Catherine Brown

Lipstick on Your Collar: My Fascination for the Nineteen-Fifties

August 2017

 

There are, I find, many advantages to being born relatively late for your generation. Your parents know pretty much what they are about; they grow old when you still have a strong arm with which to support them; and, most importantly, they connect you to a bigger historical span.

 

Such is my situation, and I was particularly grateful on the last count today, when I discussed with my father my latest discovery from Britain’s television archives, Dennis Potter’s 1993 Lipstick on Your Collar.

 

It is the third of a de facto trilogy of part-autobiographical miniseries orientated around the popular culture of the mid-twentieth century, following 1978’s Pennies from Heaven and 1986’s The Singing Detective. It is not considered to be the best of these, and has been criticised as repetitious in its use of lip-synching to famous song recordings. This is true, but in the context of television history it is like criticising The Winter’s Tale for not being Shakespeare’s best play, and for reprising earlier themes.

 

It concerns a gauche Welsh private called Francis (Giles Thomas) doing military service as a Russian language clerk in Whitehall in 1956. Every so often, in his imagination or that of his fellow clerk Mick (Ewan McGregor), the office’s officers break into disco-lit renditions of rock’n’roll hits – in startling disruption of the highly-starched, clean-shaven, clock-determined military discipline by which they are in fact ruled: each man in his seat by 9.00 a.m., coffee at 11.00 a.m., and so on.

 

What fascinates me is not the music, which, gave or take a few alterations of rhythm, instrumentation, melody and diction, is essentially the popular music in which we still live today – but the starch, the half-moon glasses, and the clock: in short, the side that lost, along with the British at Suez. That, and something else that we have lost: the spectacularly ugly domestic interiors, with their brown and yellow wallpapers, austerity furniture, and curtains of monstrous design. The meticulous recreation of such interiors in the 2003 biopic Sylvia seems to provide part of the explanation for Sylvia Plath’s suicide in London in 1963. My father missed Plath and Hughes in Cambridge by one year.

 

He would have overlapped with them longer had he not, like Dennis Potter, chosen to go to university after rather than before his National Service. As a result, he joined on 3rd September 1956, precisely in time for Suez. Like Potter’s Mick, he feared that he would be sent to Egypt, and then kept in the army for years.

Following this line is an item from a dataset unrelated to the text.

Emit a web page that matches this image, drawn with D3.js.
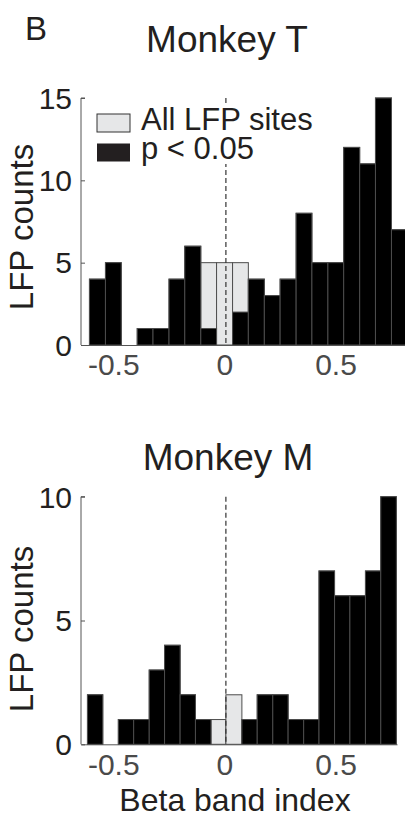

As it happened, the crisis had ended before he was out of basic training. He explained that Francis and Mick would not have learned their Russian at school, but in the services immediately before going to Whitehall; the Joint Services School for Linguists was founded in 1951 for precisely this purpose. Many such recruits (though not Potter) went on to become secondary-school Russian teachers, thus producing the next generation of Kremlinologists, and spies for one side or the other.

 

The music, my father remembered, was omnipresent during the two years in which he rose to Senior Aircraftsman – the only period of his life in which he has been in contact with popular music. It was played on a record-player that someone had brought into his billet, and also on the radio through one of the hut’s two speakers, the other being for public announcements.

 

One Sunday during Services Hour (a hangover from the War), the radio speaker was not working, but the men could hear rock’n’roll emerging muffled from the other billets. A few of the more daring of them managed to attach the wire of the radio speaker to the speaker for public announcements, after which they enjoyed the likes of Elvis Presley at full volume – until it emerged that their rewiring had in fact connected the entire barracks’ PA system – parade grounds and officers’ mess included – to rock’n’roll. Would that Dennis Potter – who finished his national service the year before this – had been there to see this.

 

I realise that I feel no nostalgia for my own happy, Yorkshire, childhood. Though to my students it will seem long ago, to me it barely merits the classification of being historical. The fascination that Dennis Potter had for his young manhood I have instead for my father’s, which is the same as Potter’s. Not just the stiff upper lips and awful curtains, the Brylcreem, lipstick and duffle coats, but the Greene, the Williams, the Narnia, the Beckett, the kitchen sink, the lords of flies and rings, the Hughes, the Plath, the Lolita, the Bond, the Pinter, the bomb, the marshalling of aid, the spies, the Mau-Mau, the Queen, the Everest, the Beatniks, the Vietnam, the Suez Canal.

 

This may change. The time may come when I realise that I too had a generation, and will begin to understand that time that I was ‘of’. I’d – again – be late to it, though. Potter made Pennies from Heaven when he was forty-three. Perhaps – in part due to absence of childhood trauma – I will continue to look forward. Or, else, back beyond my lifetime.